# [SOLVED] Clear CMOS on intel DH55HC MB



## mabica (Oct 19, 2010)

Need help here...
can anyone tell me how to clear CMOS on intel DH55HC MB? i already tried removing the battery (even for some hours) with all cables unplugged and it didnt work.

i need to reset my BIOS to its default settings...

Thanks


----------



## makinu1der2 (Jan 1, 2008)

*Re: Clear CMOS on intel DH55HC MB*

Removing the battery should have accomplished this.

Why are you trying to reset the BIOS defaults?

There should be a jumper below the SATA ports.

Move the jumper to the Configure position (pins 2-3)

Boot the PC then you should get the option to restore defaults.

Once this has been done remove power from the PC and change the 

jumper back to the default position (pins 1-2)


----------



## Tyree (May 10, 2009)

*Re: Clear CMOS on intel DH55HC MB*

BEFORE using the jumper pins- UNPLUG the power cord to the PSU!
Touch a metal area of the case BEFORE you touch anything inside the case.
Mover the jumper from pins 1 & 2 to pins 2 & 3 for ten seconds - move the jumper back to pins 1 & 2.


----------



## mabica (Oct 19, 2010)

*Re: Clear CMOS on intel DH55HC MB*



makinu1der2 said:


> Removing the battery should have accomplished this.
> 
> Why are you trying to reset the BIOS defaults?
> 
> ...


cause my first overclocking attempt went wrong!
after saving some settings i restarted the system and it entered in a loop boot. not POSTing

i did as u recommended and set the jumper to position 2-3, but still doesn't POST, althow his time it doesn't loop boot as fast as before. it stays ON for 3/4 mins then restart...


----------



## makinu1der2 (Jan 1, 2008)

*Re: Clear CMOS on intel DH55HC MB*

Does the PC boot into Maintenance Mode when jumpered to pins 2-3 ?

Post the specs of the PC.

MB-CPU-RAM-GPU-PSU brand/wattage


----------



## Tyree (May 10, 2009)

*Re: Clear CMOS on intel DH55HC MB*

Try booting with the jumper pin removed to recover the Bios.


----------



## mabica (Oct 19, 2010)

*Re: Clear CMOS on intel DH55HC MB*



makinu1der2 said:


> Does the PC boot into Maintenance Mode when jumpered to pins 2-3 ?
> 
> Post the specs of the PC.
> 
> MB-CPU-RAM-GPU-PSU brand/wattage


Intel DH55HC
i5 650
8 GB DDR3 1333
GTX295
Cooler Master UCP 900W


----------



## mabica (Oct 19, 2010)

*Re: Clear CMOS on intel DH55HC MB*



Tyree said:


> Try booting with the jumper pin removed to recover the Bios.

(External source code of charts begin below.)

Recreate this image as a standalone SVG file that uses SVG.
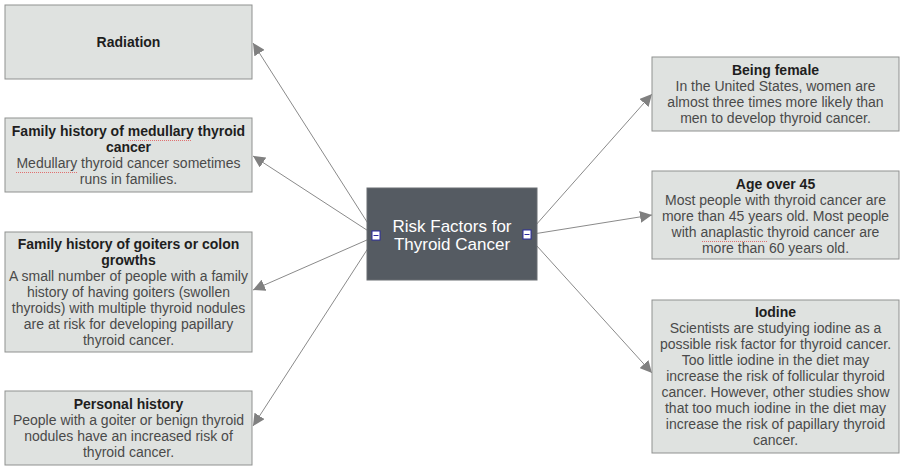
<svg xmlns="http://www.w3.org/2000/svg" width="904" height="470" viewBox="0 0 904 470">
<defs>
<marker id="ah" viewBox="0 0 10 10" refX="10" refY="5" markerWidth="12" markerHeight="12" markerUnits="userSpaceOnUse" orient="auto">
<path d="M0,0 L10,5 L0,10 Z" fill="#808080"/>
</marker>
</defs>
<style>
.box{fill:#dfe2e0;stroke:#8f9190;stroke-width:1}
.ctr{fill:#555b62;stroke:#6a6e73;stroke-width:1}
text{font-family:"Liberation Sans",Arial,sans-serif;font-size:14px;text-anchor:middle}
.t{font-weight:bold;fill:#1e1e1e}
.b{fill:#4a4a4a}
.c{fill:#ffffff;font-size:17px}
.con{stroke:#8a8a8a;stroke-width:1;fill:none;marker-end:url(#ah)}
.port{fill:#ffffff;stroke:#2a2aa0;stroke-width:1}
.sp{stroke:#e07070;stroke-width:1;stroke-dasharray:1,1;fill:none}
</style>
<g id="connectors">
<line class="con" x1="376" y1="236" x2="253" y2="43"/>
<line class="con" x1="376" y1="236" x2="253" y2="156"/>
<line class="con" x1="376" y1="236" x2="253" y2="290"/>
<line class="con" x1="376" y1="236" x2="253" y2="426"/>
<line class="con" x1="527" y1="235" x2="652" y2="94"/>
<line class="con" x1="527" y1="235" x2="652" y2="215"/>
<line class="con" x1="527" y1="235" x2="652" y2="373"/>
</g>
<g id="center">
<rect class="ctr" x="367" y="188" width="170" height="92"/>
<text class="c" x="452" y="232">Risk Factors for</text>
<text class="c" x="452" y="250">Thyroid Cancer</text>
<rect class="port" x="372" y="231" width="8" height="9"/>
<line x1="373.5" y1="235.5" x2="378.5" y2="235.5" stroke="#2a2aa0"/>
<rect class="port" x="523" y="230" width="8" height="9"/>
<line x1="524.5" y1="234.5" x2="529.5" y2="234.5" stroke="#2a2aa0"/>
</g>
<g id="radiation">
<rect class="box" x="5" y="5" width="247" height="74"/>
<text class="t" x="128.5" y="47">Radiation</text>
</g>
<g id="medullary">
<rect class="box" x="5" y="118" width="247" height="74"/>
<text class="t" x="128.5" y="136">Family history of medullary thyroid</text>
<text class="t" x="128.5" y="152">cancer</text>
<text class="b" x="128.5" y="168">Medullary thyroid cancer sometimes</text>
<text class="b" x="128.5" y="184">runs in families.</text>
<path class="sp" d="M128,140.5 L191,140.5"/>
<path class="sp" d="M16,172.5 L78,172.5"/>
</g>
<g id="goiters">
<rect class="box" x="5" y="232" width="247" height="120"/>
<text class="t" x="128.5" y="249">Family history of goiters or colon</text>
<text class="t" x="128.5" y="265">growths</text>
<text class="b" x="128.5" y="281">A small number of people with a family</text>
<text class="b" x="128.5" y="297">history of having goiters (swollen</text>
<text class="b" x="128.5" y="313">thyroids) with multiple thyroid nodules</text>
<text class="b" x="128.5" y="329">are at risk for developing papillary</text>
<text class="b" x="128.5" y="345">thyroid cancer.</text>
</g>
<g id="personal">
<rect class="box" x="5" y="391" width="247" height="74"/>
<text class="t" x="128.5" y="409">Personal history</text>
<text class="b" x="128.5" y="425">People with a goiter or benign thyroid</text>
<text class="b" x="128.5" y="441">nodules have an increased risk of</text>
<text class="b" x="128.5" y="457">thyroid cancer.</text>
</g>
<g id="female">
<rect class="box" x="652" y="57" width="247" height="74"/>
<text class="t" x="775.5" y="75">Being female</text>
<text class="b" x="775.5" y="91">In the United States, women are</text>
<text class="b" x="775.5" y="107">almost three times more likely than</text>
<text class="b" x="775.5" y="123">men to develop thyroid cancer.</text>
</g>
<g id="age">
<rect class="box" x="652" y="171" width="247" height="88"/>
<text class="t" x="775.5" y="189">Age over 45</text>
<text class="b" x="775.5" y="205">Most people with thyroid cancer are</text>
<text class="b" x="775.5" y="221">more than 45 years old. Most people</text>
<text class="b" x="775.5" y="237">with anaplastic thyroid cancer are</text>
<text class="b" x="775.5" y="253">more than 60 years old.</text>
<path class="sp" d="M702,241.5 L767,241.5"/>
</g>
<g id="iodine">
<rect class="box" x="652" y="300" width="247" height="153"/>
<text class="t" x="775.5" y="317">Iodine</text>
<text class="b" x="775.5" y="333">Scientists are studying iodine as a</text>
<text class="b" x="775.5" y="349">possible risk factor for thyroid cancer.</text>
<text class="b" x="775.5" y="365">Too little iodine in the diet may</text>
<text class="b" x="775.5" y="381">increase the risk of follicular thyroid</text>
<text class="b" x="775.5" y="397">cancer. However, other studies show</text>
<text class="b" x="775.5" y="413">that too much iodine in the diet may</text>
<text class="b" x="775.5" y="429">increase the risk of papillary thyroid</text>
<text class="b" x="775.5" y="445">cancer.</text>
</g>
</svg>
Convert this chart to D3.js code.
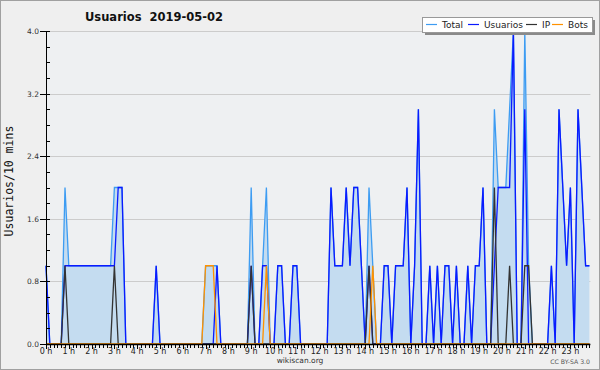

with no jumper still doesn't post and restarts after 4/5mins


----------



## Tyree (May 10, 2009)

*Re: Clear CMOS on intel DH55HC MB*

Remove all the RAM-clear the CMOS - insert one stick of RAM and try to boot.


----------



## Wrench97 (May 10, 2008)

*Re: Clear CMOS on intel DH55HC MB*

The Bios recovery(booting without the jumper) requires a .bio file on a thumb drive or CD > http://www.intel.com/support/motherboards/desktop/sb/CS-023360.htm

But before trying that, what settings specifically did you change in the Bios originally?

Do you have access to a digital voltmeter, or another video card?


----------



## mabica (Oct 19, 2010)

*Re: Clear CMOS on intel DH55HC MB*

After many different possible solutions tried, the prob was solved. i had to remove the mobo from the case, install a different cpu. then it was all (my old i5) back into the case (i had to remake all cabling  ) and PROBLEM SOLVED! not sure what was the problem though...

anyway thanks a lot to all yall


----------



## makinu1der2 (Jan 1, 2008)

*Re: Clear CMOS on intel DH55HC MB*

Glad you got it resolved.


----------